Speech and debate helps train students for the lifelong work of American citizenship: the ability to distinguish between good and bad evidence, recognizing that arguments appearing in reputable publications are not automatically true; appreciation of the many dimensions to a speech or debate topic, resisting the temptation to evaluate it solely with one’s opinions; the capacity to engage in civil discourse, firmly defending one’s position while fully respecting that of the opposing side. A democratic society relies on citizens who possess and use these talents, who participate in contemporary debates without losing their wits in the process. 

Andrew Delbanco, in his 2012 book “College: What It Was, Is, and Should Be,” writes that liberal-arts colleges are “rehearsal spaces for democracy” that promote “inclusive democratic citizenship,” giving undergraduates forums within which to scrutinize popular wisdom and cordially exchange viewpoints. The same can be said of speech and debate programs. Students examine enduring and controversial questions, and articulate their arguments within the structured and intense environment of tournaments. They try to find a balance between conviction and respect, detail and brevity, complexity and clarity. Whatever the outcome of a round, they will develop the character and intellectual traits that permit sustained and substantive involvement in democratic discourse. 

If speech and debate is fundamental to the American story, it is all the more fundamental to the Jewish story. Abraham argues with God over the fate of Sodom and Gomorrah, and compels Him to change His test of justice for the cities. When God tells Moses He will destroy the Israelites for worshipping a golden calf, Moses beseeches God to spare them, and He relents. The Sages argue with Rabbi Eliezer over whether Akhnai’s oven is pure and proclaim that interpretive discussions of the Torah should be mediated through human debates, not divine intervention. 
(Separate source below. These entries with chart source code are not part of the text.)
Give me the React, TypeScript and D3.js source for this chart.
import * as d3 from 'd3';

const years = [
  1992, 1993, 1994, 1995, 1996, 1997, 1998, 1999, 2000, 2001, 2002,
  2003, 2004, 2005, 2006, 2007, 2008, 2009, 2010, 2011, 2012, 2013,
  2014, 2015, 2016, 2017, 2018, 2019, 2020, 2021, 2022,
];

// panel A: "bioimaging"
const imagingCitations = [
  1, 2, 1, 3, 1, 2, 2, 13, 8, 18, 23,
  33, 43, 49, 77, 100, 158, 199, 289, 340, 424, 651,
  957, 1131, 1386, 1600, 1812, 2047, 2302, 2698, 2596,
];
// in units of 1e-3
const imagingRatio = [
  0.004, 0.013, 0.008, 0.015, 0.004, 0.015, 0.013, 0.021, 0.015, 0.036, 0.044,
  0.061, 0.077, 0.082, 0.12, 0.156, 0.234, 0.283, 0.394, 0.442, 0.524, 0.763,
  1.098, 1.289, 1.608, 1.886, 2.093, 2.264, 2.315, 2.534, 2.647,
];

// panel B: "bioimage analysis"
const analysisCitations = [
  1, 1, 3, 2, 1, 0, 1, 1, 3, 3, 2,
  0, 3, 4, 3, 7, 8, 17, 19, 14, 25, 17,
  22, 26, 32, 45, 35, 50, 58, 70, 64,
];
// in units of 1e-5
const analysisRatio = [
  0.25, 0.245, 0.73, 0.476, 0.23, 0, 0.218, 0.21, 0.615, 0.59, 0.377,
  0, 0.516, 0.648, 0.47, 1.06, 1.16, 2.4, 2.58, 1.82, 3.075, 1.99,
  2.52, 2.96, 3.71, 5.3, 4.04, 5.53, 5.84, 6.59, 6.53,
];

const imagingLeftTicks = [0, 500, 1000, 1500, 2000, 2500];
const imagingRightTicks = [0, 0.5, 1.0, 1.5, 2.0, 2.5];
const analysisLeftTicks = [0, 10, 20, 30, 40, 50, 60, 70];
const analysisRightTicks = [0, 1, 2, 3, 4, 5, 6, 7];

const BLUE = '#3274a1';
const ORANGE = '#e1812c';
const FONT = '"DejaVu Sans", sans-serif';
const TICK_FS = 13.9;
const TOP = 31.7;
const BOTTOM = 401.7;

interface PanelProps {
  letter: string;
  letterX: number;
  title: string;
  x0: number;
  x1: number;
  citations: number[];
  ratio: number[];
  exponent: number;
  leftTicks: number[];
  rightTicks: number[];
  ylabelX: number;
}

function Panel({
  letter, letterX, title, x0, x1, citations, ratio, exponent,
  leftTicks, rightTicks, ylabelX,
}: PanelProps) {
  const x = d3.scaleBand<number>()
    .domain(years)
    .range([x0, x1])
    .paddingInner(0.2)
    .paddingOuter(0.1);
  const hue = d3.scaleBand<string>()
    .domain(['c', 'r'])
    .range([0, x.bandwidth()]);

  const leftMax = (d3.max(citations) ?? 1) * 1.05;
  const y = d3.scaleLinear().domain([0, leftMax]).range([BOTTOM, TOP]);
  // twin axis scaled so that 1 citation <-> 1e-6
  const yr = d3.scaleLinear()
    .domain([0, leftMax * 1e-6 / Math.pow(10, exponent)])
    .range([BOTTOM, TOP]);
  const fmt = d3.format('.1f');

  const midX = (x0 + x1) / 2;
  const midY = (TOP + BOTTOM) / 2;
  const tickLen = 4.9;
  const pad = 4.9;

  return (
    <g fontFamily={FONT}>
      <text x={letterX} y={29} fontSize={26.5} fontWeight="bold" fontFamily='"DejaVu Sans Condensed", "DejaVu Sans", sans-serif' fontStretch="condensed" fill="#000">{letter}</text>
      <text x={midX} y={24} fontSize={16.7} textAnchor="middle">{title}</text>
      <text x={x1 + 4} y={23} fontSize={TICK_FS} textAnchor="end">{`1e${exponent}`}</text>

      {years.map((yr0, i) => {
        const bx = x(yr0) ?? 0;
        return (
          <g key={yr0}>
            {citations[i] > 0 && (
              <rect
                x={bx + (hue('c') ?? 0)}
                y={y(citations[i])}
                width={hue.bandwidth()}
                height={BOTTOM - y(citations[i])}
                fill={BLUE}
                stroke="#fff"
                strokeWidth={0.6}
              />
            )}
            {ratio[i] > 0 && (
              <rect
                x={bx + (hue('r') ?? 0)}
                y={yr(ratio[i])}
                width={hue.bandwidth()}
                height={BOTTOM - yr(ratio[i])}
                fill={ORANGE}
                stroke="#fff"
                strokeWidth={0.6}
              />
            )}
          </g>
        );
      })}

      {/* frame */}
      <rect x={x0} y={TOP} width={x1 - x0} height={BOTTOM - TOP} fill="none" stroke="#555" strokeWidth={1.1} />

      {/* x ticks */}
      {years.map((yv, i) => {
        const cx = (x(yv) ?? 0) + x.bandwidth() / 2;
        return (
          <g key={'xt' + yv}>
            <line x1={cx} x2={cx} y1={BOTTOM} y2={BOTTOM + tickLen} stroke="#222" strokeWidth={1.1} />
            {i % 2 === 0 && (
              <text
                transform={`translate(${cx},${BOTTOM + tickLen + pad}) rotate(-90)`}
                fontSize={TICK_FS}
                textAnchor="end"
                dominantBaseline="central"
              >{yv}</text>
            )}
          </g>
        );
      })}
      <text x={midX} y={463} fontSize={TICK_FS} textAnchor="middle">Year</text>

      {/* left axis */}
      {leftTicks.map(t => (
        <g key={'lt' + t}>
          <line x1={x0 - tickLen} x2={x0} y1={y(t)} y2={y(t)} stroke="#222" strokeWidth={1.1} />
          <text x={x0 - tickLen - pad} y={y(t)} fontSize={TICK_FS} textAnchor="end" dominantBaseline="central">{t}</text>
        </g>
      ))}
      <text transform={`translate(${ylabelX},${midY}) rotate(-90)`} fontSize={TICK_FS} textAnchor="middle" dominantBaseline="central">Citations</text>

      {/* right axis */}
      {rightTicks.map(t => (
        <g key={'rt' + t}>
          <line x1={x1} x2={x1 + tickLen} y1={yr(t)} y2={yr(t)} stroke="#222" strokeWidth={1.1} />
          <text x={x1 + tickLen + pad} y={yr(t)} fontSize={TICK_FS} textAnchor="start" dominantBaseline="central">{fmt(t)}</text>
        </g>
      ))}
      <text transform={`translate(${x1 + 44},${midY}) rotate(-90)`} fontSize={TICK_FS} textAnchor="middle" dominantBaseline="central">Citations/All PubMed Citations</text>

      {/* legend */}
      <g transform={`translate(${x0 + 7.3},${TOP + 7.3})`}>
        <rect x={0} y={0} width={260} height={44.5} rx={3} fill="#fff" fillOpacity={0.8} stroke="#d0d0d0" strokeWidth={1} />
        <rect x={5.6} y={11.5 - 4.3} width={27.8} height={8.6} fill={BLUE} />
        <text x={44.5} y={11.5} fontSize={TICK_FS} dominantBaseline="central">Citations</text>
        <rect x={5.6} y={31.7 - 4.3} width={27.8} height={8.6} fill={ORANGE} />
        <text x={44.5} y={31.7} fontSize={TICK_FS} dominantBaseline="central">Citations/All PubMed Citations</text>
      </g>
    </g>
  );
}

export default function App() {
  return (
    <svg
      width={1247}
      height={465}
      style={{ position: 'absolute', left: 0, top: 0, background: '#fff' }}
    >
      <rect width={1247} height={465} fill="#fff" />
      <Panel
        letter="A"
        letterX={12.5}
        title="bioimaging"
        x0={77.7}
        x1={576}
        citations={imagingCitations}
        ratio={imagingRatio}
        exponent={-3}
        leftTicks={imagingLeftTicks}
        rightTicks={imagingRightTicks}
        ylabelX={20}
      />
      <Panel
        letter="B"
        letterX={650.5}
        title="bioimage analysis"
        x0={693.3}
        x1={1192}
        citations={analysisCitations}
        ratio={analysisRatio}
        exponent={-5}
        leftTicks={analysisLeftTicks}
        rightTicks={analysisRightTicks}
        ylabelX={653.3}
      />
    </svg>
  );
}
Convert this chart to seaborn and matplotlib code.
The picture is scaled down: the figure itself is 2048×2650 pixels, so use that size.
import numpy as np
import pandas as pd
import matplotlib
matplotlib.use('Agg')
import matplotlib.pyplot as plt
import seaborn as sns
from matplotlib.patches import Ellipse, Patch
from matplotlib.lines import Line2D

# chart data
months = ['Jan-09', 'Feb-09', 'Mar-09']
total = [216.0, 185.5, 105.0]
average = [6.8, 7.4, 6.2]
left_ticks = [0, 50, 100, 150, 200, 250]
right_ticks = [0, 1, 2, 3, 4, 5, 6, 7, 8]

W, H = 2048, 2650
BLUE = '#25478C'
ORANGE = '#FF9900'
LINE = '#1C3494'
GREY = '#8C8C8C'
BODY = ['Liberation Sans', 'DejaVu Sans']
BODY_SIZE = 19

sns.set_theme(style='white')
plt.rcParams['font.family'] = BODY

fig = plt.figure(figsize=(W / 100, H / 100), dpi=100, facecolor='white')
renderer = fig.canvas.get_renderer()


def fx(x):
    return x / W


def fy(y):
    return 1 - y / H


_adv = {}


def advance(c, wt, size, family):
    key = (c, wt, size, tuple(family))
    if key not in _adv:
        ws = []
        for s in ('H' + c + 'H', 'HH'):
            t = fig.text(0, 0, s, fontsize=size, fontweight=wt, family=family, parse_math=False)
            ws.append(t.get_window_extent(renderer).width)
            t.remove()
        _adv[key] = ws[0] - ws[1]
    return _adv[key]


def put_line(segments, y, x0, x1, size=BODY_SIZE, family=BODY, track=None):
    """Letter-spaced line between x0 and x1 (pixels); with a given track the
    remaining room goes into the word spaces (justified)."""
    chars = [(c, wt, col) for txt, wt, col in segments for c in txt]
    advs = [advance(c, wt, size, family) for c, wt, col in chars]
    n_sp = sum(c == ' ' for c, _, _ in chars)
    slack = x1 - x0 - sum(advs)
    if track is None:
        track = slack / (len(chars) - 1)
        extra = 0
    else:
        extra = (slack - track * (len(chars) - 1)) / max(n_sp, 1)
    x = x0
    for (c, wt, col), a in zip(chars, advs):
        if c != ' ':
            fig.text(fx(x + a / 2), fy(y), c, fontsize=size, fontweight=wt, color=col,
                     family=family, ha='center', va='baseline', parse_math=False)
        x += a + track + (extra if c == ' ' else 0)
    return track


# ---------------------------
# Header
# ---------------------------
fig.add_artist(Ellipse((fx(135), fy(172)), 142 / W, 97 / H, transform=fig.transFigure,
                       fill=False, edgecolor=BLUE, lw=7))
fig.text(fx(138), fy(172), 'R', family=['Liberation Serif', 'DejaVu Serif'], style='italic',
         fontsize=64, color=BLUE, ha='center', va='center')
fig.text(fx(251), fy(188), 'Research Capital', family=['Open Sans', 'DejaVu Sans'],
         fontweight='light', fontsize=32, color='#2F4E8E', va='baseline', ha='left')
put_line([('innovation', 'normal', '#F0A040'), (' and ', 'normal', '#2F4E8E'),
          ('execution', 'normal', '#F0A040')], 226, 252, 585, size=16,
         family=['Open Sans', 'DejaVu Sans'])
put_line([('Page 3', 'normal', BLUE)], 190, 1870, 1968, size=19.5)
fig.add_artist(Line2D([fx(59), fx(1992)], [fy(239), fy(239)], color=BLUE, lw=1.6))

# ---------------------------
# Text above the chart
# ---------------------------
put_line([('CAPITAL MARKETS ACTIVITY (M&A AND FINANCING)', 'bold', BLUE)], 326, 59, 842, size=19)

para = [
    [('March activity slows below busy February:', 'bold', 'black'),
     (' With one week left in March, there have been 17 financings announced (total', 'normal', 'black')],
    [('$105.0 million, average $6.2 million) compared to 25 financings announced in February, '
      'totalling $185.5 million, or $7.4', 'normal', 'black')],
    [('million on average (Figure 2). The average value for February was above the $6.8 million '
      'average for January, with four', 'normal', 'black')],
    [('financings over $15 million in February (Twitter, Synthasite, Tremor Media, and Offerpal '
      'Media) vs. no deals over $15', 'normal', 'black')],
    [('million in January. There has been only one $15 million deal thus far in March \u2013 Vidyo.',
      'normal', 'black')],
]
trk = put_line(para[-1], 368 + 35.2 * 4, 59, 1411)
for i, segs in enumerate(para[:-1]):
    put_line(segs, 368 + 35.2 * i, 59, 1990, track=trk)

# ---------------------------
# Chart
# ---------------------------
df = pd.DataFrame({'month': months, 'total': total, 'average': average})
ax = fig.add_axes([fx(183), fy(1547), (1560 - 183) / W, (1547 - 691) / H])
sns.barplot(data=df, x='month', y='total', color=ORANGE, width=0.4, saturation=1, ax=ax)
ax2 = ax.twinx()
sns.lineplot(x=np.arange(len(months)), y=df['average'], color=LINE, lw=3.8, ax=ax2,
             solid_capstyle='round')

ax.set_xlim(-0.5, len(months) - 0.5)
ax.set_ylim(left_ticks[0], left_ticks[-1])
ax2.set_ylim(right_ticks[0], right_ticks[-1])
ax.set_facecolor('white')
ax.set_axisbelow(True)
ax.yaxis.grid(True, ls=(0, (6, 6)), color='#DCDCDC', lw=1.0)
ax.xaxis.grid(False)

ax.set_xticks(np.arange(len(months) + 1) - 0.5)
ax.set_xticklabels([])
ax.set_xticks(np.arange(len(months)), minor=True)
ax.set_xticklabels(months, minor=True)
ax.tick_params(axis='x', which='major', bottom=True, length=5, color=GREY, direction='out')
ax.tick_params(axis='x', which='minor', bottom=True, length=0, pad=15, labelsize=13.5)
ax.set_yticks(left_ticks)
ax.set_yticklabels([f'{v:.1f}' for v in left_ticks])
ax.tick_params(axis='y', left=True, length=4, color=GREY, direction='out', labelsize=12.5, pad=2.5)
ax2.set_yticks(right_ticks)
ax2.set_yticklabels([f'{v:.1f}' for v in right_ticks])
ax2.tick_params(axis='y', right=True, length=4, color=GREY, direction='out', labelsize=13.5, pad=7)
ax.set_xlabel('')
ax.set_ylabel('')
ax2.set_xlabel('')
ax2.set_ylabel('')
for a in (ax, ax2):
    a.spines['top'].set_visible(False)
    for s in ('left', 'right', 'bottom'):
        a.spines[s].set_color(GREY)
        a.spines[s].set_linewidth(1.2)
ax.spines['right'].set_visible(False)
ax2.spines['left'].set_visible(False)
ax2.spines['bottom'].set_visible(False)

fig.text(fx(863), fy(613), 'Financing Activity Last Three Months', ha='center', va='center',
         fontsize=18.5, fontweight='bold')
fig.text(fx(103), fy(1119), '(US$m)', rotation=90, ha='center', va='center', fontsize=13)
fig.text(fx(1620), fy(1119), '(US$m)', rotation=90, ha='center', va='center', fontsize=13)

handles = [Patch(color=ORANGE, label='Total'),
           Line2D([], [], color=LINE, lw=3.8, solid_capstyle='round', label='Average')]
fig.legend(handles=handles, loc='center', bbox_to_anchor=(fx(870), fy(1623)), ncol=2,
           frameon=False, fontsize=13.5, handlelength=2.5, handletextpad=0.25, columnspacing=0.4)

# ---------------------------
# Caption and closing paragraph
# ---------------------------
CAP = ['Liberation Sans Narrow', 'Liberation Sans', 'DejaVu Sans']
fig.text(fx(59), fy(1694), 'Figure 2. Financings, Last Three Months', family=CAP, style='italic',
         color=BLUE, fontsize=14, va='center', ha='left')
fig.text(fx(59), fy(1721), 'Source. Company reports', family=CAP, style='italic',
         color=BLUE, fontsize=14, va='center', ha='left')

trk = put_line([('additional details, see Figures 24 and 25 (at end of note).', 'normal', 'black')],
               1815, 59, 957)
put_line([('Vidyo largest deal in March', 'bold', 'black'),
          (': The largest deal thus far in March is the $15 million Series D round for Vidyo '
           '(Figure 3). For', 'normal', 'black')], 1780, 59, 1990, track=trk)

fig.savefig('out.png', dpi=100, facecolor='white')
Argumentative exchanges are ubiquitous in foundational Jewish texts and millennia of commentary, and are the process by which we seek truths that contribute to the peace of humanity. We cannot understand Judaism without understanding what Rabbi Lord Jonathan Sacks calls “argument as a sacred duty.” Jewish students in speech and debate programs embrace this central part of their religious heritage. They understand the power of a strong argument and recognize the obligation to use their argumentative prowess to repair the world. They join a rich intellectual tradition that has produced some of the world’s greatest thinkers and reformers, and that will produce new Jewish heroes in our lifetimes.  

Speech and debate programs are not perfect, nor are they for everyone. They represent one of many extracurricular offerings from which students can choose. But students should at least be able to make that choice. Their schools should at least have a debate club, or a speech elective, or a speech and debate team. Few activities give students such a vast array of professionally useful skills and such meaningful training in American and Jewish life. 

Making speech and debate more widely available on Jewish day school campuses will strengthen students’ educational journeys and the Jewish day school community writ large. And it will prove, perhaps once and for all, that the “two Jews, three opinions” stereotype is a gross understatement.

Danny Hirsch is the assistant speech and debate coach at New Community Jewish High School in West Hills.